De Centrale Raad van Beroep (CRvB) heeft op 16 juni 2020 geoordeeld dat onder verzending per post in de zin van artikel 6:9, tweede lid, van de Awb, niet langer uitsluitend wordt verstaan verzending via PostNL. Dit brengt mee dat een bezwaar- of (hoger)beroepschrift ook tijdig is ingediend als het voor het einde van de termijn bij een andere postaanbieder dan PostNL ter post is bezorgd, mits het niet later dan een week na afloop van de termijn is ontvangen. Onder andere postaanbieder wordt voor in Nederland ter post bezorgde stukken verstaan ieder bij de Autoriteit Consument en Markt (ACM) geregistreerd postvervoerbedrijf.
De CRvB verwijst in zijn uitspraak naar het arrest van 27 maart 2019 waarin het Hof van Justitie van de Europese Unie, C-545/17, ECLI:EU:C:2019:260 (Pawlak/KRUS), heeft geoordeeld dat de Richtlijn betreffende gemeenschappelijke regels voor de ontwikkeling van de interne markt voor postdiensten in de Gemeenschap en de verbetering van de kwaliteit van de dienst (97/67/EG), zoals laatstelijk gewijzigd bij Richtlijn 2008/6/EG, zich verzet tegen een nationale regeling die, zonder dat daarvoor een objectieve rechtvaardiging wegens redenen van openbare orde of openbare veiligheid bestaat, alleen de afgifte van een processtuk in een postkantoor van de enige voor de universele postdienst aangewezen aanbieder, erkent als gelijkwaardig aan de indiening van het processtuk bij de betrokken rechterlijke instantie.
Appellant heeft aangevoerd dat het bezwaarschrift op 19 december 2017 ter post is bezorgd bij Falk Post. Falk Post betreft een bij de ACM geregistreerd postbedrijf. Terpostbezorging vindt plaats op het moment waarop een poststuk in een brievenbus van een bij de ACM geregistreerd postbedrijf wordt gedeponeerd dan wel op het moment waarop het aan een bij de ACM geregistreerd postbedrijf wordt aangeboden.

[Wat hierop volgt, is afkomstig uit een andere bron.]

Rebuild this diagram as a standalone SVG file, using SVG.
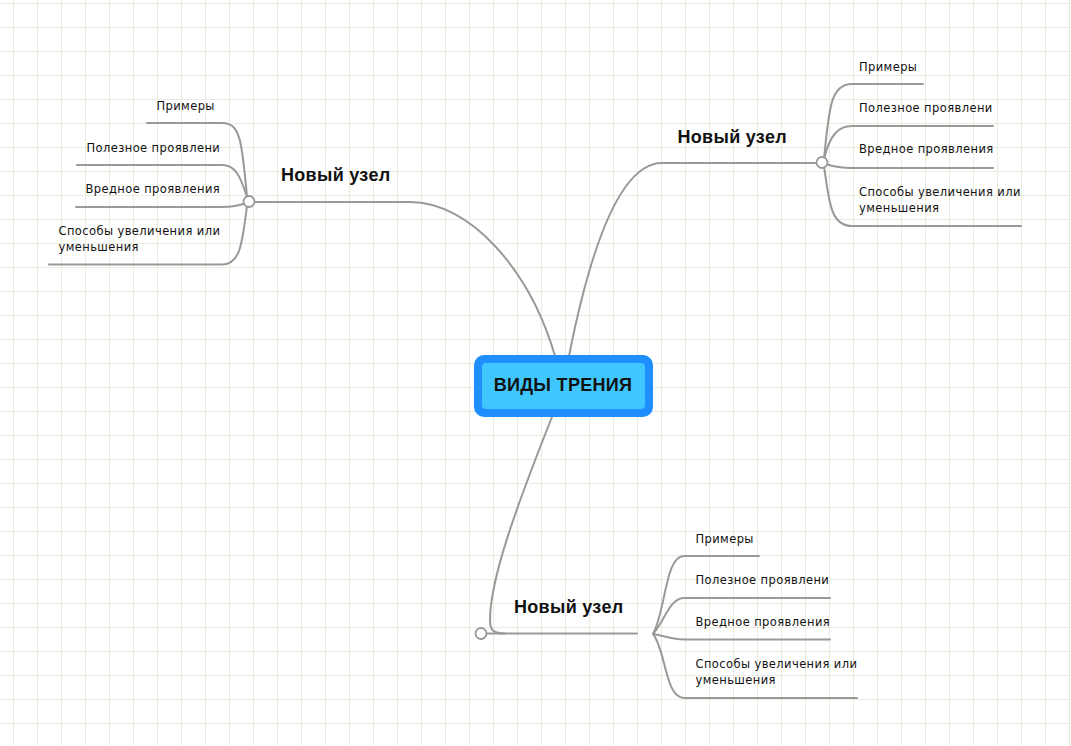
<svg xmlns="http://www.w3.org/2000/svg" width="1071" height="746" viewBox="0 0 1071 746">
<defs>
<pattern id="grid" width="24" height="24" patternUnits="userSpaceOnUse" x="13" y="3">
<rect x="0" y="0" width="1" height="24" fill="#e9ecdf"/>
<rect x="0" y="0" width="24" height="1" fill="#e9ecdf"/>
</pattern>
<style>
.c{fill:none;stroke:#999;stroke-width:2;stroke-linecap:round}
.dot{fill:#fff;stroke:#999;stroke-width:1.8}
.t{font-family:"DejaVu Sans",sans-serif;font-size:11.5px;letter-spacing:0.4px;fill:#111}
.h{font-family:"Liberation Sans",Arial,sans-serif;font-size:18px;font-weight:bold;letter-spacing:0.3px;fill:#111}
</style>
</defs>
<rect width="1071" height="746" fill="#fff"/>
<rect width="1071" height="746" fill="url(#grid)"/>
<g id="connectors">
<path class="c" d="M555 356 C530 270 470 202 410 202 L255 202"/>
<path class="c" d="M569 356 C590 250 620 163 662 163 L816 163"/>
<path class="c" d="M552 417 C515 510 490 580 490 620 C490 631 494 633.5 505 633.5 L637 633.5"/>
<path class="c" d="M487 633.5 L505 633.5"/>
<path class="c" d="M824 159 C829 110 830 84 852 84 L923 84"/>
<path class="c" d="M824 159 C830 135 838 126 852 126 L993 126"/>
<path class="c" d="M825 164 C835 167 842 168 852 168 L993 168"/>
<path class="c" d="M824 166 C829 200 830 226 852 226 L1021 226"/>
<path class="c" d="M247 197 C242 140 240 123 222 123 L147 123"/>
<path class="c" d="M247 197 C240 175 235 165 222 165 L77 165"/>
<path class="c" d="M246 203 C238 206 232 207 222 207 L76 207"/>
<path class="c" d="M247 206 C242 245 240 264.5 222 264.5 L49 264.5"/>
<path class="c" d="M653 634 C666 610 665 556 684 556 L759 556"/>
<path class="c" d="M653 634 C665 620 670 598 684 598 L830 598"/>
<path class="c" d="M653 634 C665 636 672 639.5 684 639.5 L830 639.5"/>
<path class="c" d="M653 634 C666 650 665 698 684 698 L857 698"/>
</g>
<g id="root">
<rect x="474" y="355" width="179" height="62" rx="10" fill="#1f8fff"/>
<rect x="482" y="363" width="163" height="46" rx="4" fill="#40c6ff"/>
<text class="h" x="563" y="391" text-anchor="middle">ВИДЫ ТРЕНИЯ</text>
</g>
<g id="node-left">
<circle class="dot" cx="249" cy="201.5" r="5.5"/>
<text class="h" x="281" y="181">Новый узел</text>
</g>
<g id="node-right">
<circle class="dot" cx="822" cy="162.5" r="5.5"/>
<text class="h" x="677.5" y="142.5">Новый узел</text>
</g>
<g id="node-bottom">
<circle class="dot" cx="481" cy="633.5" r="5.5"/>
<text class="h" x="514" y="613">Новый узел</text>
</g>
<g id="left-children">
<text class="t" x="156.5" y="110">Примеры</text>
<text class="t" x="86.5" y="151.5">Полезное проявлени</text>
<text class="t" x="85.5" y="193">Вредное проявления</text>
<text class="t" x="58.5" y="234.5">Способы увеличения или<tspan x="58.5" dy="16">уменьшения</tspan></text>
</g>
<g id="right-children">
<text class="t" x="859" y="70.5">Примеры</text>
<text class="t" x="859" y="111.5">Полезное проявлени</text>
<text class="t" x="859" y="153">Вредное проявления</text>
<text class="t" x="859" y="195.5">Способы увеличения или<tspan x="859" dy="16">уменьшения</tspan></text>
</g>
<g id="bottom-children">
<text class="t" x="695.5" y="542.5">Примеры</text>
<text class="t" x="695.5" y="584">Полезное проявлени</text>
<text class="t" x="695.5" y="625.5">Вредное проявления</text>
<text class="t" x="695.5" y="668">Способы увеличения или<tspan x="695.5" dy="16">уменьшения</tspan></text>
</g>
</svg>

Met de enkele stelling dat het bezwaarschrift op 19 december 2017 via een brievenbus aan de buitenzijde van het kantoor van de gemachtigde van belanghebbende is aangeboden aan Falk Post, heeft belanghebbende dit niet aannemelijk gemaakt. Ook een print van het tijdschrijfsysteem van het kantoor van de gemachtigde maakt niet dat het aannemelijk is dat het bezwaarschrift op 19 december 2017 is aangeboden aan Falk Post. Zoals ter zitting door de gemachtigde is verklaard betreft het tijdschrijfsysteem geen postregistratiesysteem.